* _What to produce_: Write out the entire listing below exactly, with the pictures left out.
[Data block start]
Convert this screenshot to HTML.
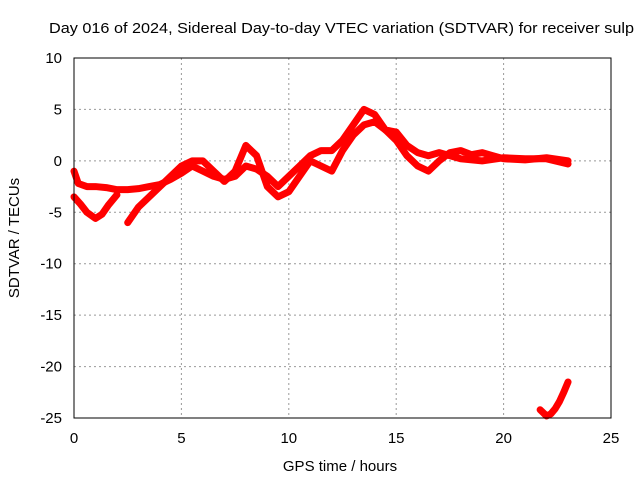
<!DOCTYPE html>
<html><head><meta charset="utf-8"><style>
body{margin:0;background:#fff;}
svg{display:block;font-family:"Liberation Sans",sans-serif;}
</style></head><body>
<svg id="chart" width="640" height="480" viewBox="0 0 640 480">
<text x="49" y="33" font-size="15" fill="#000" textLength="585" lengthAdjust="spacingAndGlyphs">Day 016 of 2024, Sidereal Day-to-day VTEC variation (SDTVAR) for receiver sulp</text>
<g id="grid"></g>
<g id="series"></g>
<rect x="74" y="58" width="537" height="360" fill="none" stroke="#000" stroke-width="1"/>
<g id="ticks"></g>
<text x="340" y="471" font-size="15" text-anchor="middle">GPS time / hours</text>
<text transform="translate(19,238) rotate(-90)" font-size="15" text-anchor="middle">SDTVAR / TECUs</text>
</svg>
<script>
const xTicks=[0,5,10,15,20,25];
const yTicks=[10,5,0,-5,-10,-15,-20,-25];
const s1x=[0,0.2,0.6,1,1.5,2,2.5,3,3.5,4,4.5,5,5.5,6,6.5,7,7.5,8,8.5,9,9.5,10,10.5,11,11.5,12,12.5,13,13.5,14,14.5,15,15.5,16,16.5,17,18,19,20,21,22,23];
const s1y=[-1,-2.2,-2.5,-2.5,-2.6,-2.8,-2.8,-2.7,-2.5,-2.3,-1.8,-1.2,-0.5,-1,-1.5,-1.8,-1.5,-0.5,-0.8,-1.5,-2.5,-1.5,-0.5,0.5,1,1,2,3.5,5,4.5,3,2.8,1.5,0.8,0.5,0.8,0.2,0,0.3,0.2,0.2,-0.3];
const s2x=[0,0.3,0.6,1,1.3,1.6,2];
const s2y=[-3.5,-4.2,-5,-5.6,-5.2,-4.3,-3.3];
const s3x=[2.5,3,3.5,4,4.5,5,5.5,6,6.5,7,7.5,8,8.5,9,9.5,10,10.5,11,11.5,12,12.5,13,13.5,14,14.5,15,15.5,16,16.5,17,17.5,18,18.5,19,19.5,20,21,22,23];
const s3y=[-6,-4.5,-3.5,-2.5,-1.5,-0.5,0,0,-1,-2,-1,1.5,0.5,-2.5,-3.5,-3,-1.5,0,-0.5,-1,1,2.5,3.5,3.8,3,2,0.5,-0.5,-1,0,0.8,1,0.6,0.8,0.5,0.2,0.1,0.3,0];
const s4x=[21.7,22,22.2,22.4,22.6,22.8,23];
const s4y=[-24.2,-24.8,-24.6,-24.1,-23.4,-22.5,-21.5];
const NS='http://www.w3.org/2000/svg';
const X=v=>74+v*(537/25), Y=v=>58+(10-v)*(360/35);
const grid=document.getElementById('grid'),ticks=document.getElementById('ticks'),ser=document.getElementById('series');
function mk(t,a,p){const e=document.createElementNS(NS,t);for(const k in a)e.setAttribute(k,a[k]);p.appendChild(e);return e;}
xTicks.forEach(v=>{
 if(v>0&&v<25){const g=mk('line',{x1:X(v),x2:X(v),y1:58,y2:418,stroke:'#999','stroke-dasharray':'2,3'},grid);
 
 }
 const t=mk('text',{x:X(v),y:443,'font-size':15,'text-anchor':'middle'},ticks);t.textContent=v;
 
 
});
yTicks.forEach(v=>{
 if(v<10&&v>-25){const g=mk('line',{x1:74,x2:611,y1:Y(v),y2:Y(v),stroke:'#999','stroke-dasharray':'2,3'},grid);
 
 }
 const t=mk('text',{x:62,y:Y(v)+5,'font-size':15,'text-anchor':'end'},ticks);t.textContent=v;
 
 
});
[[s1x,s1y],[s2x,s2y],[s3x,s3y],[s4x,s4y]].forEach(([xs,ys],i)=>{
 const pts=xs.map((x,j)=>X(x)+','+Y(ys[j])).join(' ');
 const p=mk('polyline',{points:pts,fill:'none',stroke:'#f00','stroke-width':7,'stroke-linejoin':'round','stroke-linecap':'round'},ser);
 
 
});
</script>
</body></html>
[Data block end]
* _Finished exercise_:
Convert this screenshot to HTML.
<!DOCTYPE html>
<html><head><meta charset="utf-8"><style>
body{margin:0;background:#fff;}
svg{display:block;font-family:"Liberation Sans",sans-serif;}
</style></head><body>
<svg id="chart" width="640" height="480" viewBox="0 0 640 480">
<text x="49" y="33" font-size="15" fill="#000" textLength="585" lengthAdjust="spacingAndGlyphs">Day 016 of 2024, Sidereal Day-to-day VTEC variation (SDTVAR) for receiver sulp</text>
<g id="grid"></g>
<g id="series"></g>
<rect x="74" y="58" width="537" height="360" fill="none" stroke="#000" stroke-width="1"/>
<g id="ticks"></g>
<text x="340" y="471" font-size="15" text-anchor="middle">GPS time / hours</text>
<text transform="translate(19,238) rotate(-90)" font-size="15" text-anchor="middle">SDTVAR / TECUs</text>
</svg>
<script>
const xTicks=[0,5,10,15,20,25];
const yTicks=[10,5,0,-5,-10,-15,-20,-25];
const s1x=[0,0.2,0.6,1,1.5,2,2.5,3,3.5,4,4.5,5,5.5,6,6.5,7,7.5,8,8.5,9,9.5,10,10.5,11,11.5,12,12.5,13,13.5,14,14.5,15,15.5,16,16.5,17,18,19,20,21,22,23];
const s1y=[-1,-2.2,-2.5,-2.5,-2.6,-2.8,-2.8,-2.7,-2.5,-2.3,-1.8,-1.2,-0.5,-1,-1.5,-1.8,-1.5,-0.5,-0.8,-1.5,-2.5,-1.5,-0.5,0.5,1,1,2,3.5,5,4.5,3,2.8,1.5,0.8,0.5,0.8,0.2,0,0.3,0.2,0.2,-0.3];
const s2x=[0,0.3,0.6,1,1.3,1.6,2];
const s2y=[-3.5,-4.2,-5,-5.6,-5.2,-4.3,-3.3];
const s3x=[2.5,3,3.5,4,4.5,5,5.5,6,6.5,7,7.5,8,8.5,9,9.5,10,10.5,11,11.5,12,12.5,13,13.5,14,14.5,15,15.5,16,16.5,17,17.5,18,18.5,19,19.5,20,21,22,23];
const s3y=[-6,-4.5,-3.5,-2.5,-1.5,-0.5,0,0,-1,-2,-1,1.5,0.5,-2.5,-3.5,-3,-1.5,0,-0.5,-1,1,2.5,3.5,3.8,3,2,0.5,-0.5,-1,0,0.8,1,0.6,0.8,0.5,0.2,0.1,0.3,0];
const s4x=[21.7,22,22.2,22.4,22.6,22.8,23];
const s4y=[-24.2,-24.8,-24.6,-24.1,-23.4,-22.5,-21.5];
const NS='http://www.w3.org/2000/svg';
const X=v=>74+v*(537/25), Y=v=>58+(10-v)*(360/35);
const grid=document.getElementById('grid'),ticks=document.getElementById('ticks'),ser=document.getElementById('series');
function mk(t,a,p){const e=document.createElementNS(NS,t);for(const k in a)e.setAttribute(k,a[k]);p.appendChild(e);return e;}
xTicks.forEach(v=>{
 if(v>0&&v<25){const g=mk('line',{x1:X(v),x2:X(v),y1:58,y2:418,stroke:'#999','stroke-dasharray':'2,3'},grid);
 
 }
 const t=mk('text',{x:X(v),y:443,'font-size':15,'text-anchor':'middle'},ticks);t.textContent=v;
 
 
});
yTicks.forEach(v=>{
 if(v<10&&v>-25){const g=mk('line',{x1:74,x2:611,y1:Y(v),y2:Y(v),stroke:'#999','stroke-dasharray':'2,3'},grid);
 
 }
 const t=mk('text',{x:62,y:Y(v)+5,'font-size':15,'text-anchor':'end'},ticks);t.textContent=v;
 
 
});
[[s1x,s1y],[s2x,s2y],[s3x,s3y],[s4x,s4y]].forEach(([xs,ys],i)=>{
 const pts=xs.map((x,j)=>X(x)+','+Y(ys[j])).join(' ');
 const p=mk('polyline',{points:pts,fill:'none',stroke:'#f00','stroke-width':7,'stroke-linejoin':'round','stroke-linecap':'round'},ser);
 
 
});
</script>
</body></html>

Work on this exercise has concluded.